:: INPUT DATA ::

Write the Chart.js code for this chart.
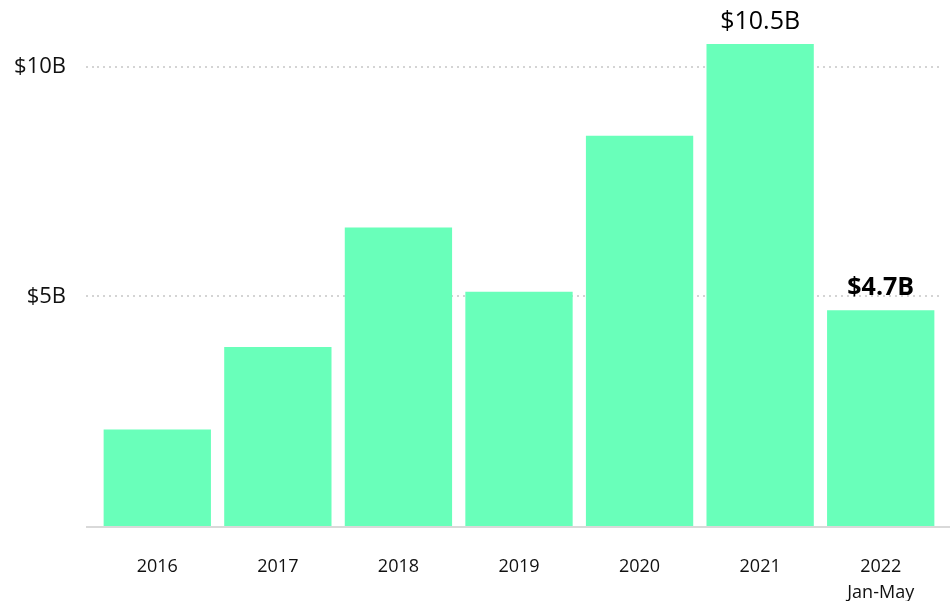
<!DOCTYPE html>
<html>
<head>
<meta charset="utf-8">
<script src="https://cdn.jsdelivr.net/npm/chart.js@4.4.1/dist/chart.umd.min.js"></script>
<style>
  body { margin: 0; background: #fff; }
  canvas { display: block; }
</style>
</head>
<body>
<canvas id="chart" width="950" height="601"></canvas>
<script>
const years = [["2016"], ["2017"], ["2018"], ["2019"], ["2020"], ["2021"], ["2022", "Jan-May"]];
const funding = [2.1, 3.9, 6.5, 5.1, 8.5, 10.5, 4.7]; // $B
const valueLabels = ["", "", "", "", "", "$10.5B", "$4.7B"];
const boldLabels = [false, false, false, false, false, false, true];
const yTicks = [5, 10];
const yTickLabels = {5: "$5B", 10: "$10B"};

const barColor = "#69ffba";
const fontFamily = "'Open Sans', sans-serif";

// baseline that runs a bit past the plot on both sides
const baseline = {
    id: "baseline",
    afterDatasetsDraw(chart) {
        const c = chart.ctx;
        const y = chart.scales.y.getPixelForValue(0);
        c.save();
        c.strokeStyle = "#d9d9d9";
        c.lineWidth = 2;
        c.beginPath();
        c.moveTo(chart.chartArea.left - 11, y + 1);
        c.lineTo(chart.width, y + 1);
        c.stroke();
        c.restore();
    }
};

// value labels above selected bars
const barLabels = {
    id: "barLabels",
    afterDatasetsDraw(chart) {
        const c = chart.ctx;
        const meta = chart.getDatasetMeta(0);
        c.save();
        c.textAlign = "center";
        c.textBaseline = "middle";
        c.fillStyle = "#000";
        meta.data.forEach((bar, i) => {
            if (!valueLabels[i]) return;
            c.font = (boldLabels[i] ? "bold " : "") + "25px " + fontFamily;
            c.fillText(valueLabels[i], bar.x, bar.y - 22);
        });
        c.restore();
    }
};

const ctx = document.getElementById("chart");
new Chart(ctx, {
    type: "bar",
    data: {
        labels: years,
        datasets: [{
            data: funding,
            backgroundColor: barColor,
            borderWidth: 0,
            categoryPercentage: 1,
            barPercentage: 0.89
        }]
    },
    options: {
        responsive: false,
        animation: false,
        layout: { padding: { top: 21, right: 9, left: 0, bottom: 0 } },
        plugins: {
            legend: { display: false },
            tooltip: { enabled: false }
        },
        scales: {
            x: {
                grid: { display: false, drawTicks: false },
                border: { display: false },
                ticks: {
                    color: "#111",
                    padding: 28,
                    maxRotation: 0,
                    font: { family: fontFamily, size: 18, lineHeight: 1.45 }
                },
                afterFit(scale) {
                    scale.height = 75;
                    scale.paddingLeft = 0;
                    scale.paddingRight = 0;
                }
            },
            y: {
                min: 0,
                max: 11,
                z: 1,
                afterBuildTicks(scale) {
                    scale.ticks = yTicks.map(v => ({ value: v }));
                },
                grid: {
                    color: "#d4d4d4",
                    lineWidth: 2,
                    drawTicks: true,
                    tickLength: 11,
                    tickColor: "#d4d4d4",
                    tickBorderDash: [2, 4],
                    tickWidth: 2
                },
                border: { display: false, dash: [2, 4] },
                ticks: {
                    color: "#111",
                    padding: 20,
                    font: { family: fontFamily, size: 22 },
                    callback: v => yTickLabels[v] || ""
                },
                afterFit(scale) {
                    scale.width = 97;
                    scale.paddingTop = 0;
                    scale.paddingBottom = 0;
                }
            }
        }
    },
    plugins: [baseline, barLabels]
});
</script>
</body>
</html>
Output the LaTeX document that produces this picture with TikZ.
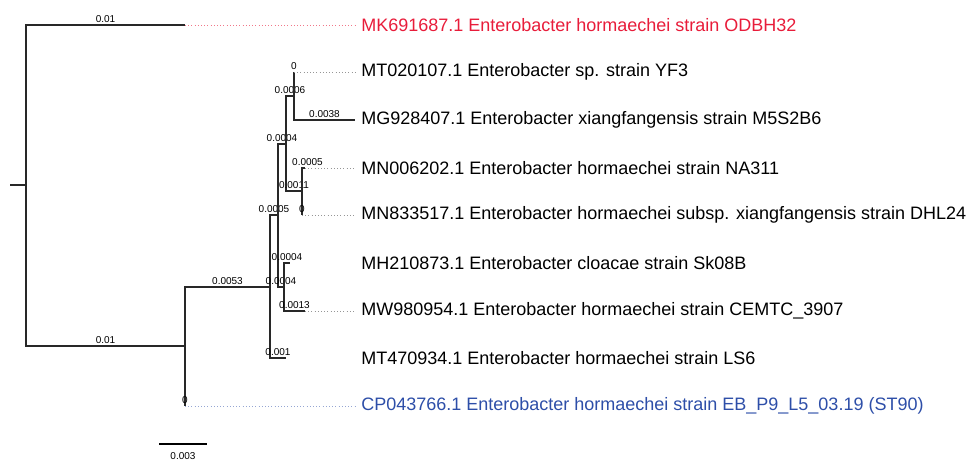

:::

# [WHAT IS ASKED]
Copy every record character for character. Skip the pictures.

# [WRITTEN SOLUTION]
Write the Chart.js code for this chart.
<!DOCTYPE html>
<html>
<head>
<meta charset="utf-8">
<script src="https://cdn.jsdelivr.net/npm/chart.js@4.4.1/dist/chart.umd.min.js"></script>
<style>
  body { margin: 0; background: #fff; }
  canvas { display: block; }
</style>
</head>
<body>
<canvas id="chart" width="950" height="601"></canvas>
<script>
const years = [["2016"], ["2017"], ["2018"], ["2019"], ["2020"], ["2021"], ["2022", "Jan-May"]];
const funding = [2.1, 3.9, 6.5, 5.1, 8.5, 10.5, 4.7]; // $B
const valueLabels = ["", "", "", "", "", "$10.5B", "$4.7B"];
const boldLabels = [false, false, false, false, false, false, true];
const yTicks = [5, 10];
const yTickLabels = {5: "$5B", 10: "$10B"};

const barColor = "#69ffba";
const fontFamily = "'Open Sans', sans-serif";

// baseline that runs a bit past the plot on both sides
const baseline = {
    id: "baseline",
    afterDatasetsDraw(chart) {
        const c = chart.ctx;
        const y = chart.scales.y.getPixelForValue(0);
        c.save();
        c.strokeStyle = "#d9d9d9";
        c.lineWidth = 2;
        c.beginPath();
        c.moveTo(chart.chartArea.left - 11, y + 1);
        c.lineTo(chart.width, y + 1);
        c.stroke();
        c.restore();
    }
};

// value labels above selected bars
const barLabels = {
    id: "barLabels",
    afterDatasetsDraw(chart) {
        const c = chart.ctx;
        const meta = chart.getDatasetMeta(0);
        c.save();
        c.textAlign = "center";
        c.textBaseline = "middle";
        c.fillStyle = "#000";
        meta.data.forEach((bar, i) => {
            if (!valueLabels[i]) return;
            c.font = (boldLabels[i] ? "bold " : "") + "25px " + fontFamily;
            c.fillText(valueLabels[i], bar.x, bar.y - 22);
        });
        c.restore();
    }
};

const ctx = document.getElementById("chart");
new Chart(ctx, {
    type: "bar",
    data: {
        labels: years,
        datasets: [{
            data: funding,
            backgroundColor: barColor,
            borderWidth: 0,
            categoryPercentage: 1,
            barPercentage: 0.89
        }]
    },
    options: {
        responsive: false,
        animation: false,
        layout: { padding: { top: 21, right: 9, left: 0, bottom: 0 } },
        plugins: {
            legend: { display: false },
            tooltip: { enabled: false }
        },
        scales: {
            x: {
                grid: { display: false, drawTicks: false },
                border: { display: false },
                ticks: {
                    color: "#111",
                    padding: 28,
                    maxRotation: 0,
                    font: { family: fontFamily, size: 18, lineHeight: 1.45 }
                },
                afterFit(scale) {
                    scale.height = 75;
                    scale.paddingLeft = 0;
                    scale.paddingRight = 0;
                }
            },
            y: {
                min: 0,
                max: 11,
                z: 1,
                afterBuildTicks(scale) {
                    scale.ticks = yTicks.map(v => ({ value: v }));
                },
                grid: {
                    color: "#d4d4d4",
                    lineWidth: 2,
                    drawTicks: true,
                    tickLength: 11,
                    tickColor: "#d4d4d4",
                    tickBorderDash: [2, 4],
                    tickWidth: 2
                },
                border: { display: false, dash: [2, 4] },
                ticks: {
                    color: "#111",
                    padding: 20,
                    font: { family: fontFamily, size: 22 },
                    callback: v => yTickLabels[v] || ""
                },
                afterFit(scale) {
                    scale.width = 97;
                    scale.paddingTop = 0;
                    scale.paddingBottom = 0;
                }
            }
        }
    },
    plugins: [baseline, barLabels]
});
</script>
</body>
</html>
Output the LaTeX document that produces this picture with TikZ.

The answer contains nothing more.